A blockchain is a digitized, decentralized public ledger of cryptocurrency transactions. Essentially each ‘block’ is like an individual bank statement. Completed ‘blocks’ (the most recent transactions) are added in chronological order allowing market participants to keep track of the transactions without the need for central record keeping. Just as Bitcoin eliminates the need for a third party to process or store payments, and isn’t regulated by a central authority, users in any blockchain structure are responsible for validating transactions whenever one party pays another for goods or services.

Meilich says that the project began in 2015 as an open source initiative to build a virtual world, before pivoting into a blockchain tokenization model. Earlier this year, the company’s ICO (Initial Coin Offering) raised over $25M USD – in less than a minute. They are now planning to launch in early 2018 following its first land auction which will take place in December.

The notion of monetizing Virtual Real Estate and assets is far from new, however. Second Life (SL), the longest enduring commercial virtual world launched back in 2003 thrives on the principle of enabling users to make money from digital assets.

Monetization was a bit aspect of the platform from the outset, incentivizing users to create high-quality content by allowing them to retain copyright for these virtual goods. The profits stemming from this virtual economy are very much real, with many SL users deriving a regular income from such activities, and Linden Lab itself being a financially independent company thanks to the fees and commission it makes from these.

With Sansar, Linden Lab is now laying its own stake to that next-generation of virtual worlds by offering similar functions to High Fidelity in terms of development, yet taking a more user-centric approach which also focuses on enabling monetization for individual users, who can earn Sansar Dollars (S$) for their VR creations. This in-world currency can be cashed into various currencies via PayPal and traded on a dedicated online exchange called the Sandex. This built-in economy with real-world application is borrowed directly from Second Life and its Linden Dollar (L$).

“If I can make an experience by building just a few original content assets and buy the other stuff, I can do way more interesting experiences at a much faster pace, because I don’t have to build everything from scratch. In the real world you see companies and brands specializing in certain types of content, and it’s no different in virtual worlds, we’ve seen this in Second Life,” explains Linden Lab CEO Ebbe Altberg.“

What makes Decentraland fundamentally different from other emerging virtual platforms is that it’s not only the content that will be owned by users, but the platform itself. This means the community will also have collective responsibility for regulating it. According to its creators, the blockchain structure – which uses the Ethereum network – creates a mechanism for consensus among strangers that allows this to work at scale.

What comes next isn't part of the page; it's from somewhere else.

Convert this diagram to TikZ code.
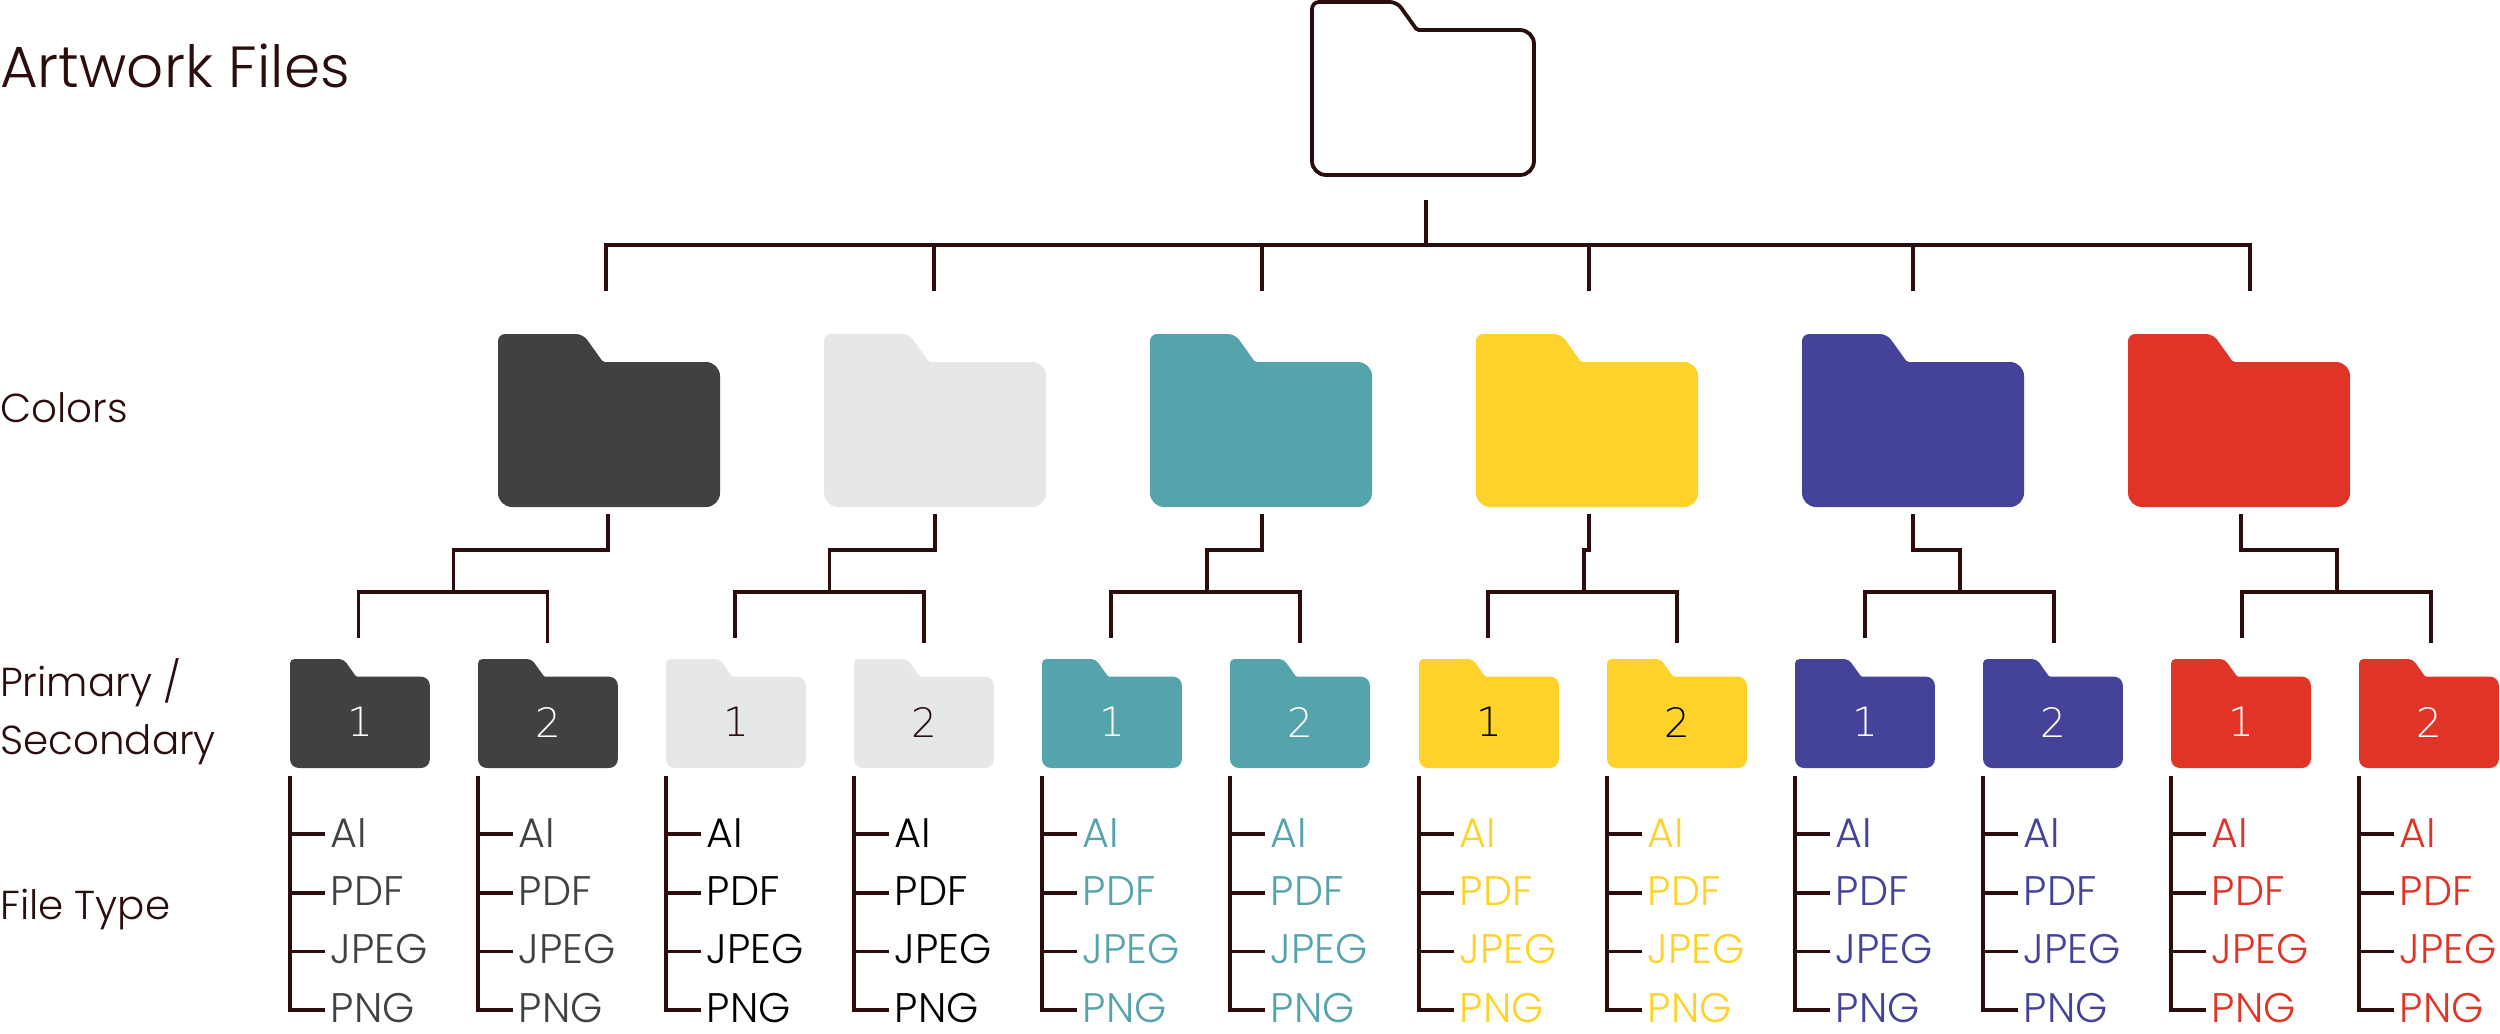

“The networks provides landowners with actual ownership over their property and the creations that reside on it,” explains Meilich. “As is it decentralized and the content does not reside on our servers, we do not have the power to modify it or censor it. At some point, we could turn off our servers and the world would keep running.”

This all opens up new and interesting possibilities for users to communicate with each other, as well as new business models that enable them to create, share and monetize immersive content and experiences. But so far we haven’t seen any one model emerge as a clear winner and claim that crucial “first mover advantage” in the social VR space. The race is, by all accounts, still wide open, which is what makes for such exciting watching.